Slow Cooker Italian Pot Roast with Parmesan Risotto


This recipe is similar to my favorite pot roast (which also includes crushed tomatoes with a hint of thyme and rosemary), so I decided to give this one a go... definitely helped that I had all the ingredients on hand. This one couldn't have been easier- I put everything in my lined crockpot and let it do its job. 9 hours later, the pot roast was warm and smelled crazy good. Darin and I both said this was a keeper.

Note- We made the parmesan risotto, but we both agreed we liked this dish more with a baked potato. However, for a fancier dish, the risotto is the way to go.

For the Italian Pot Roast
  • 2-3# pot roast (trimmed of visible fat)
  • 1-1/2 cups tomato juice (I used (2) 5.5 fl oz cans)
  • 2 Tbsp minced fresh garlic
  • 1 Tbsp dried minced onion flakes
  • 1-1/4 oz package Au Jus mix
  • 1-oz package Italian salad dressing mix (I used the Zesty Italian Salad Dressing mix)
  • 2 tsp black pepper
  • 1 pinch cayenne pepper

Directions
  1. Add a slow cooker liner to your crockpot. (I always ALWAYS use a liner- makes clean up a breeze!)
  2. Place the roast into your slow cooker.
  3. In a 2-cup measuring cup, add the remaining ingredients and mix well; then pour the liquid over the pot roast, set the temperature to LOW, and cook for 8-12 hours. (I cooked mine for 9 hours.)

Parmesan Risotto
  • 2 tsp olive oil
  • 3 cups chicken broth/stock
  • 1 cup Arborio rice
  • 3/4 cup freshly grated Parmesan cheese
  • 1/2 tsp onion powder
  • Freshly ground black pepper

Directions
  1. In a medium saucepan, add the olive oil and rice.
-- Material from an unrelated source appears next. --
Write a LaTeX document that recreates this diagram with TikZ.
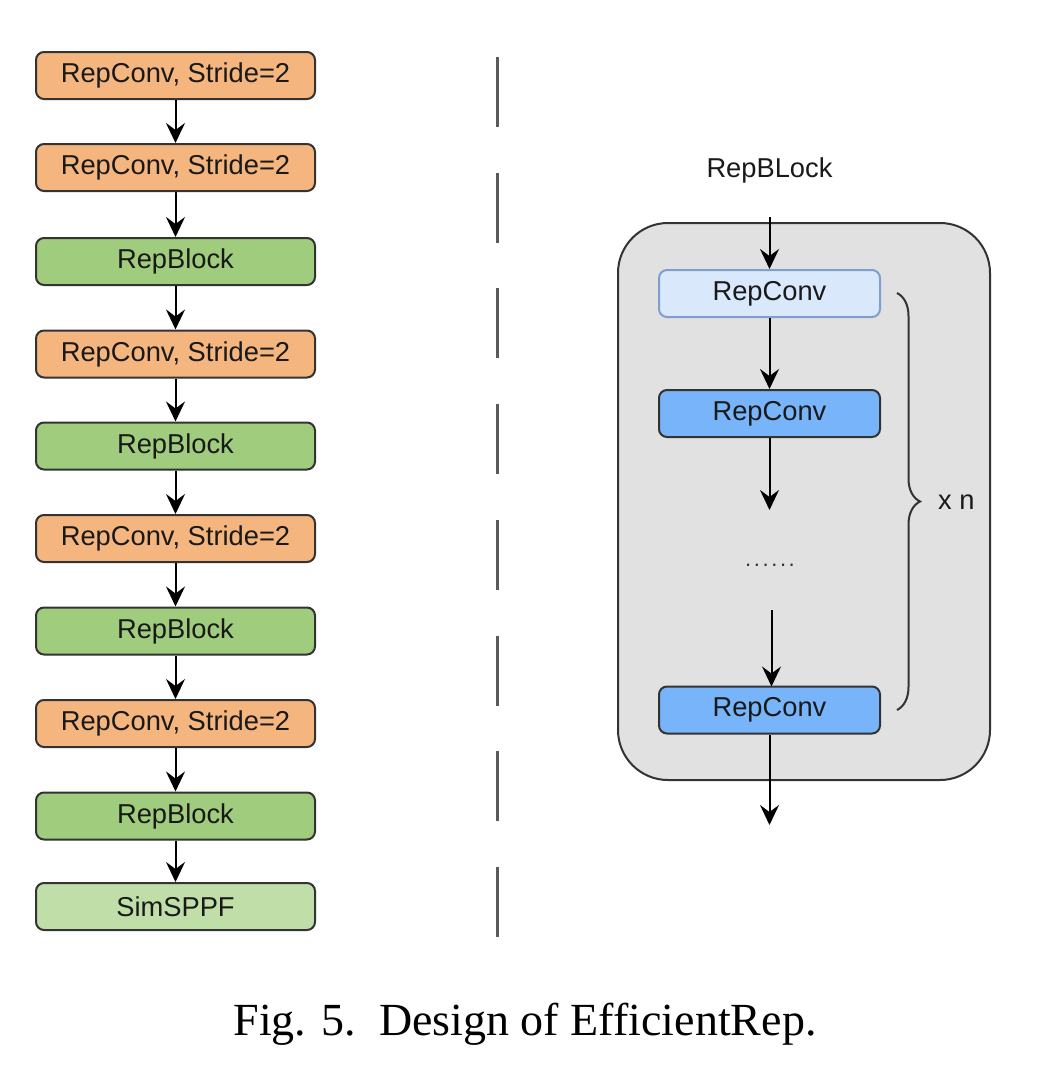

Evenly coat the rice with the oil.
  2. Add the chicken broth, and mix well. Let the mixture come to a boil, then lower the heat and let it maintain a slow boil ("3" setting on my stovetop) until all the broth is absorbed (it took 17 minutes for me). Make sure to occasionally stir so the rice doesn't stick to the bottom of the saucepan.
  3. Once all the water has been absorbed, add the onion powder and black pepper.